Nachbericht zum 23. „Internationale Lübecker Kammermusikfest“
Es war ein glanzvoller Auftakt. Am Himmelfahrtstag wurde das 23. „Internationale Lübecker Kammermusikfest“, das unter dem Motto „1871 bis 1918. Das Zeitalter wird besichtigt“ steht, nach einführenden Worten Prof. Evelinde Trenkners im gut gefüllten Lübecker Kolosseum feierlich eröffnet.
Am Anfang stand der 5.Satz von Gustav Mahlers (1860-1911) Sinfonie Nr.2 c-moll (1895) in der vierhändigen Bearbeitung Bruno Walters, präsentiert vom Klavierduo Trenkner & Speidel.
Mit der lange Zeit populärsten Sinfonie Mahlers, der 1888 bis 1894 in Prag, Hamburg und Attersee entstandenen Zweiten, nach ihrem Schlusschor „Auferstehungssinfonie“ genannt, hebt die Trias der Sinfonien an, die in engster Verbindung zu Mahlers Liedern zu Gedichten aus „Des Knaben Wunderhorn“ stehen. Das Menschheitsproblem von Tod und Auferstehung wird in einem gewaltigen sinfonischen Fresko, das nach Beethovens Vorbild die menschliche Stimmung als ultima ratio musikalisch-eschatologischer Verkündigung aufruft, beschworen. Die Dimensionen weiten sich zur Fünfsätzigkeit und zu einer Spieldauer von achtzig Minuten.
Evelinde Trenkner und Sontraud Speidel, die mit sehr viel Beifall bedacht wurden, spielten dabei virtuos, brillant, mit viel Verve und Esprit und höchster Konzentration und großem Einfühlungsvermögen.
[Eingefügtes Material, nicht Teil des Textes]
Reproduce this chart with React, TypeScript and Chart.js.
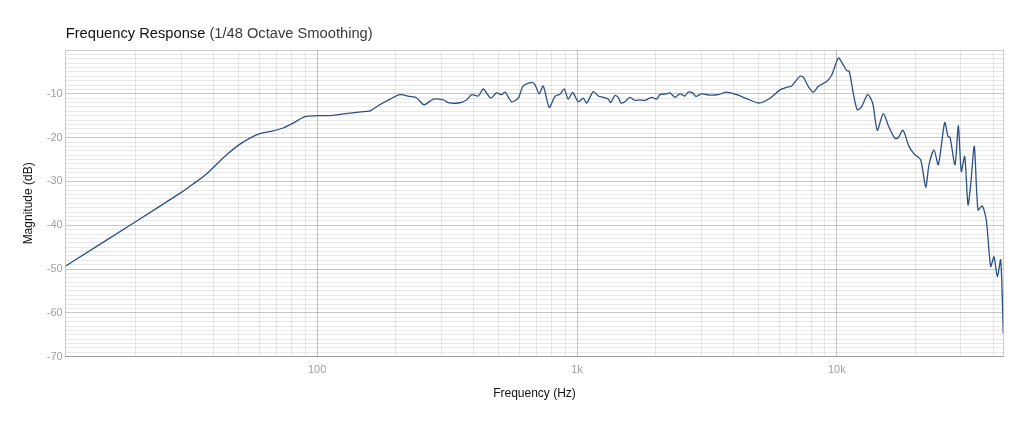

Zwei höchst verschiedene Temperamente, spielt Speidel doch „aus dem Kopf“ und Trenkner „aus dem Körper“, beide jedoch aus tiefster Seele- harmonisch, hinreißend. Mit exzellenter Technik bewältigten sie die vielen Probleme der Partitur, differenziert in Ausdruck und Dynamik.
Es folgten Xaver Scharwenkas (1850-1924) Scherzo für Klavier G-Dur op.4 (1872) und Variationen für Klavier d-moll op.48 (1879), geboten von Alexander Markovich.
Scharwenkas Universalität machte ihn zu einer der erfolgreichsten Künstlerpersönlichkeiten des ausgehenden 19.Jahrhunderts. Über sein Klavierspiel urteilte Eduard Hanslick 1880, er sei ein ganz ausgezeichneter Pianist, blendend ohne Scharlatanerie. Insgesamt verblieb Scharwenka als Komponist in der konservativen Mendelssohn-Schumann-Nachfolge, wenngleich ihm in seinen vier Klavierkonzerten auf der Basis konventioneller Formmodelle neue, äußerst effektvolle Lösungen von stupender Virtuosität gelangen.
Alexander Markovich, der mit Feuer, Leidenschaft und Hingabe spielte und dem auch die leisen und langsamen Passagen glückten, zählt zu den herausragenden Pianisten, der mit Spitzenorchestern gespielt hat. Vom 5.Mai bis 9.Mai spielte er in Genf mit dem Dirigenten Neeme Järvi und dem Orchesta de la Suisse Romande die Scharwenka Klavierkonzerte Nr.1 und 4 für Chandos auf CD ein.
Hermann Boie moderierte das anspruchsvolle, aber auch abwechslungsreiche Konzert mit zeitgeschichtlichen Hintergründen und Zusammenhängen kenntnisreich, engagiert und humorvoll.
Der ehemalige schleswig-holsteinische Ministerpräsident Björn Engholm hatte am Anfang anlässlich des 25jährigen Bestehens der Scharwenka-Gesellschaft die Verdienste Evelinde Trenkners und Hermann Boies gewürdigt. Sie gereichten der Hansestadt Lübeck zur Ehre.
Alexander Markovich erhielt schließlich sehr viel Beifall, für den er sich mit drei reizvollen Zugaben bedankte, die er ausdrucks- und kraftvoll, monumental, mit großer Vitalität und viel Elan präsentierte.
Nach dem Konzert fand der „Treffpunkt Foyer“ für Publikum und Mitwirkende bei Getränken und zu Gesprächen statt.